I checked the source codes about genotypes. the kid.alts should be -1 in this mix type GT in vcf.

So if I change the function proband_has_variant from

function proband_has_variant(proband) {
    return proband.alts > 0
}

to

function proband_has_variant(proband) {
    return proband.AD[1] > 0
}

the 2 variants can be picked in all the tests above

brentp commented 11 months ago

ok. I think that's a better way to go. alts really makes most sense for diploid variants. also, I think you shouldn't use both --ped and --alias

weixuanfu commented 11 months ago

will silvar have better support for hemizygous genotypes? like alts=4 for hem-ref and alts=5 for hem-alt.

brentp commented 11 months ago

Yes, I committed last month code to handle accessing the genotype: https://github.com/brentp/slivar/commit/9f7d995686f1324a9b94381c4ee2caf0feca501d

so you'll be able to do sample.GT which would be [0, 1] for a heterozygous allele, and [1] for a hemizyous variant.
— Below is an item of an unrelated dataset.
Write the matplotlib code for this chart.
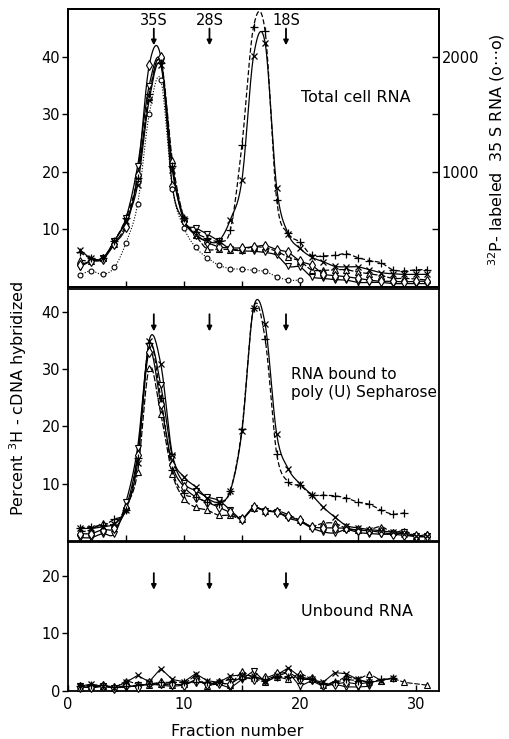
import numpy as np
import matplotlib
matplotlib.use("Agg")
import matplotlib.pyplot as plt
from matplotlib.ticker import FixedLocator, FixedFormatter, NullFormatter

plt.rcParams['font.family'] = ['DejaVu Sans']

# ---------------- data ----------------
frac = list(range(1, 32))

# Top panel: Total cell RNA (percent 3H-cDNA hybridized)
top_cross = [6.5, 5.0, 5.0, 8.0, 11.5, 17.7, 32.5, 38.5, 20.3, 11.8, 9.0, 8.0, 8.0, 11.7, 18.6,
             40.1, 42.4, 17.2, 9.2, 6.7, 5.2, 4.4, 3.6, 3.5, 3.5, 3.0, 2.5, 2.3, 2.2, 2.2, 2.2]
top_plus = [6.0, 5.0, 5.0, 8.0, 12.0, 19.0, 33.5, 39.0, 21.0, 12.0, 9.5, 8.5, 8.0, 9.9, 24.7,
            45.2, 44.4, 15.1, 9.3, 7.8, 5.5, 5.4, 5.5, 5.8, 5.1, 4.6, 4.2, 3.0, 2.8, 3.0, 3.0]
top_tri_up = [4.7, 4.5, 5.0, 7.5, 11.0, 19.0, 33.0, 39.5, 22.0, 12.0, 9.0, 6.6, 6.6, 6.5, 6.5,
              7.0, 6.8, 6.2, 5.2, 4.5, 3.0, 2.9, 3.0, 3.0, 2.6, 2.3, 2.0, 1.5, 1.5, 1.4, 1.2]
top_tri_down = [3.5, 4.5, 5.0, 8.0, 12.0, 21.0, 35.0, 39.2, 21.0, 11.5, 10.3, 9.2, 8.0, 6.6, 6.3,
                6.2, 6.0, 5.5, 3.6, 3.5, 1.8, 1.5, 1.3, 1.2, 0.8, 0.8, 0.8, 0.6, 0.6, 0.6, 0.6]
top_diamond = [3.8, 4.5, 4.8, 7.5, 10.5, 19.5, 38.5, 40.0, 17.5, 11.5, 9.2, 7.8, 7.0, 6.8, 6.8,
               7.0, 7.2, 6.5, 6.0, 4.5, 3.8, 2.3, 2.0, 1.8, 1.5, 1.2, 1.0, 1.0, 0.9, 1.0, 1.0]
# 32P-labeled 35S RNA (cpm, right axis)
p32_frac = list(range(1, 21))
p32_cpm = [105, 140, 110, 170, 385, 720, 1500, 1800, 855, 515, 345, 255, 190, 160, 155,
           145, 135, 90, 60, 60]

# Middle panel: RNA bound to poly(U) Sepharose
mid_cross = [2.2, 2.2, 2.5, 3.0, 5.5, 13.7, 35.0, 30.9, 15.1, 11.2, 9.5, 7.5, 6.8, 8.8, 19.2,
             40.7, 37.9, 18.6, 12.6, 10.0, 8.1, 5.9, 4.2, 2.7, 2.3, 2.0, 1.8, 1.5, 1.2, 0.8, 0.8]
mid_plus_frac = list(range(1, 30))
mid_plus = [2.3, 2.5, 2.8, 3.8, 5.4, 14.5, 34.5, 25.0, 12.4, 8.3, 7.7, 6.8, 6.5, 8.8, 19.6,
            40.7, 35.3, 15.2, 10.3, 9.7, 8.1, 8.0, 7.9, 7.5, 6.8, 6.4, 5.4, 4.7, 4.9]
mid_tri_up = [1.5, 2.0, 3.1, 3.0, 6.0, 12.0, 30.2, 22.2, 11.7, 7.4, 5.9, 5.4, 4.5, 4.5, 3.9,
              5.8, 5.3, 5.3, 4.6, 3.6, 2.6, 3.1, 3.1, 2.2, 1.9, 2.0, 2.5, 1.5, 1.8, 0.9, 1.2]
mid_tri_down = [0.6, 0.6, 1.3, 1.3, 6.8, 16.3, 34.1, 27.2, 14.7, 10.1, 8.8, 7.7, 7.1, 5.4, 3.9,
                5.7, 5.3, 5.1, 4.0, 3.4, 2.3, 1.6, 1.4, 2.0, 1.5, 1.3, 1.2, 1.2, 1.5, 0.8, 0.8]
mid_diamond = [1.3, 1.3, 2.0, 2.2, 5.8, 15.0, 33.0, 24.0, 13.2, 9.5, 7.7, 6.8, 5.9, 5.0, 3.9,
               5.9, 5.3, 5.0, 4.3, 3.6, 2.5, 2.3, 2.3, 2.2, 1.9, 1.8, 1.5, 1.2, 1.0, 0.8, 0.8]

# Bottom panel: Unbound RNA
bot_frac28 = list(range(1, 29))
bot_cross = [0.8, 1.2, 0.8, 0.6, 1.5, 2.7, 1.6, 3.9, 2.0, 1.6, 3.0, 1.8, 1.5, 2.6, 2.8,
             2.6, 1.8, 2.8, 4.0, 2.5, 2.0, 1.5, 3.2, 3.0, 2.0, 1.5, 1.8, 2.3]
bot_plus = [0.9, 1.0, 1.0, 0.7, 0.8, 1.0, 1.2, 1.5, 1.5, 1.5, 1.5, 1.5, 1.5, 2.0, 2.0,
            2.5, 2.0, 2.5, 2.5, 2.2, 2.0, 1.2, 1.5, 2.0, 1.8, 1.5, 2.0, 2.2]
bot_tri_up_frac = list(range(1, 30)) + [31]
bot_tri_up = [0.6, 0.8, 0.8, 0.5, 1.8, 1.2, 1.0, 1.2, 1.0, 1.2, 2.7, 0.8, 1.5, 1.0, 3.5,
              2.2, 1.5, 2.5, 2.0, 3.1, 2.1, 1.0, 1.5, 2.5, 2.0, 3.0, 1.8, 2.2, 1.5, 1.0]
bot_frac26 = list(range(1, 27))
bot_tri_down = [0.8, 0.5, 0.8, 0.6, 0.6, 1.0, 1.2, 1.0, 0.8, 1.0, 2.0, 1.0, 1.2, 0.5, 2.0,
                3.5, 1.6, 2.5, 3.3, 0.8, 1.8, 0.8, 1.2, 0.7, 0.7, 0.8]
bot_diamond = [0.7, 0.7, 0.9, 0.5, 1.0, 0.7, 1.3, 1.3, 1.2, 1.0, 1.8, 1.2, 1.4, 1.2, 2.5,
               2.0, 2.2, 3.0, 3.3, 2.0, 2.0, 1.0, 1.2, 1.5, 1.2, 1.5]

marker_fracs = [7.4, 12.2, 18.8]
marker_labels = ["35S", "28S", "18S"]

# ---------------- helpers ----------------
def smooth(x, y, n=16):
    x = np.asarray(x, float)
    y = np.asarray(y, float)
    m = np.empty_like(y)
    m[1:-1] = (y[2:] - y[:-2]) / (x[2:] - x[:-2])
    m[0] = (y[1] - y[0]) / (x[1] - x[0])
    m[-1] = (y[-1] - y[-2]) / (x[-1] - x[-2])
    xs, ys = [], []
    for i in range(len(x) - 1):
        h = x[i + 1] - x[i]
        t = np.linspace(0, 1, n, endpoint=False)
        h00 = 2 * t**3 - 3 * t**2 + 1
        h10 = t**3 - 2 * t**2 + t
        h01 = -2 * t**3 + 3 * t**2
        h11 = t**3 - t**2
        xs.append(x[i] + t * h)
        ys.append(h00 * y[i] + h10 * h * m[i] + h01 * y[i + 1] + h11 * h * m[i + 1])
    xs.append([x[-1]])
    ys.append([y[-1]])
    return np.concatenate(xs), np.concatenate(ys)

STY = {
    'cross':    dict(marker='x', ms=4.5, mew=0.9, ls='-'),
    'plus':     dict(marker='+', ms=5.5, mew=0.9, ls=(0, (4, 2))),
    'tri_up':   dict(marker='^', ms=5, mew=0.8, ls=(0, (5, 1.5))),
    'tri_down': dict(marker='v', ms=5, mew=0.8, ls='-'),
    'diamond':  dict(marker='d', ms=5, mew=0.8, ls='-'),
    'circle':   dict(marker='o', ms=3.5, mew=0.8, ls=(0, (1, 1.5))),
}

def draw(ax, x, y, kind, smooth_line=True, lw=0.9):
    s = STY[kind]
    if smooth_line:
        xs, ys = smooth(x, y)
    else:
        xs, ys = x, y
    ax.plot(xs, ys, color='k', lw=lw, ls=s['ls'], zorder=2)
    ax.plot(x, y, ls='none', marker=s['marker'], ms=s['ms'], mew=s['mew'],
            mfc='white', mec='k', zorder=3, clip_on=False)

def style_axes(ax, ymax, yticks):
    ax.set_xlim(0, 32)
    ax.set_ylim(0, ymax)
    for sp in ax.spines.values():
        sp.set_linewidth(1.3)
    ax.yaxis.set_major_locator(FixedLocator(yticks))
    ax.tick_params(axis='y', direction='out', length=4, width=1.0, labelsize=10.5, pad=1.5)
    ax.xaxis.set_major_locator(FixedLocator([5, 10, 15, 20, 25, 30]))
    ax.xaxis.set_major_formatter(NullFormatter())
    ax.tick_params(axis='x', direction='in', length=4, width=1.0)

def arrows(ax, y_tail, y_tip, labels=None, label_y=None):
    for i, f in enumerate(marker_fracs):
        ax.annotate('', xy=(f, y_tip), xytext=(f, y_tail),
                    arrowprops=dict(arrowstyle='-|>', color='k', lw=1.3,
                                    mutation_scale=7, shrinkA=0, shrinkB=0))
        if labels:
            ax.text(f, label_y, labels[i], ha='center', va='center', fontsize=10.5)

# ---------------- figure ----------------
fig = plt.figure(figsize=(5.09, 7.39), dpi=100)
ax1 = fig.add_axes([0.1336, 0.6116, 0.729, 0.3762])
ax2 = fig.add_axes([0.1336, 0.2679, 0.729, 0.3410])
ax3 = fig.add_axes([0.1336, 0.0650, 0.729, 0.2015])

# top
style_axes(ax1, 48.3, [10, 20, 30, 40])
draw(ax1, frac, top_tri_up, 'tri_up')
draw(ax1, frac, top_tri_down, 'tri_down')
draw(ax1, frac, top_diamond, 'diamond')
draw(ax1, frac, top_cross, 'cross')
draw(ax1, frac, top_plus, 'plus')
ax1r = ax1.twinx()
ax1r.set_ylim(0, 48.3 * 50)
ax1r.yaxis.set_major_locator(FixedLocator([500, 1000, 1500, 2000]))
ax1r.yaxis.set_major_formatter(FixedFormatter(['', '1000', '', '2000']))
ax1r.tick_params(axis='y', direction='in', length=5, width=1.0, labelsize=10.5, pad=2)
for sp in ax1r.spines.values():
    sp.set_linewidth(1.3)
draw(ax1r, p32_frac, p32_cpm, 'circle', lw=0.8)
ax1.text(20.1, 33, "Total cell RNA", fontsize=11.5, ha='left', va='center')
arrows(ax1, 44.9, 42.0, marker_labels, 46.3)

# middle
style_axes(ax2, 44.0, [10, 20, 30, 40])
draw(ax2, frac, mid_tri_up, 'tri_up')
draw(ax2, frac, mid_tri_down, 'tri_down')
draw(ax2, frac, mid_diamond, 'diamond')
draw(ax2, frac, mid_cross, 'cross')
draw(ax2, mid_plus_frac, mid_plus, 'plus')
ax2.text(19.2, 27.5, "RNA bound to\npoly (U) Sepharose", fontsize=11, ha='left',
         va='center', linespacing=1.3)
arrows(ax2, 39.6, 36.6)

# bottom
style_axes(ax3, 25.9, [0, 10, 20])
ax3.xaxis.set_major_locator(FixedLocator([0, 10, 20, 30]))
ax3.xaxis.set_major_formatter(FixedFormatter(['0', '10', '20', '30']))
ax3.xaxis.set_minor_locator(FixedLocator([5, 15, 25]))
ax3.tick_params(axis='x', which='both', direction='in', length=4, width=1.0,
                labelsize=10.5, pad=4)
draw(ax3, bot_tri_up_frac, bot_tri_up, 'tri_up', smooth_line=False, lw=0.8)
draw(ax3, bot_frac26, bot_tri_down, 'tri_down', smooth_line=False, lw=0.8)
draw(ax3, bot_frac26, bot_diamond, 'diamond', smooth_line=False, lw=0.8)
draw(ax3, bot_frac28, bot_plus, 'plus', smooth_line=False, lw=0.8)
draw(ax3, bot_frac28, bot_cross, 'cross', smooth_line=False, lw=0.8)
ax3.text(20.1, 13.9, "Unbound RNA", fontsize=11.5, ha='left', va='center')
arrows(ax3, 20.5, 17.6)

fig.text(237 / 509, 1 - 732 / 739, "Fraction number", ha='center', va='center', fontsize=11.5)
fig.text(18 / 509, 1 - 398 / 739, r"Percent $^{3}$H - cDNA hybridized", rotation=90,
         ha='center', va='center', fontsize=11.5)
fig.text(497 / 509, 1 - 150 / 739, r"$^{32}$P- labeled  35 S RNA (o$\cdots$o)", rotation=90,
         ha='center', va='center', fontsize=11.5)

fig.savefig("out.png", dpi=100)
I'll try to get this out next week.

weixuanfu commented 11 months ago

Thank you! Could you please let me know how to compile the beta version of silvar from source codes? I need it to test the logic below:

(proband.alts > 0 || (proband.alts < 0 &&  proband.GT[0] == 1)
brentp commented 11 months ago

You can try it the attached slivar_dev.gz

just download, gunzip, chmod +x and run as ./slivar_dev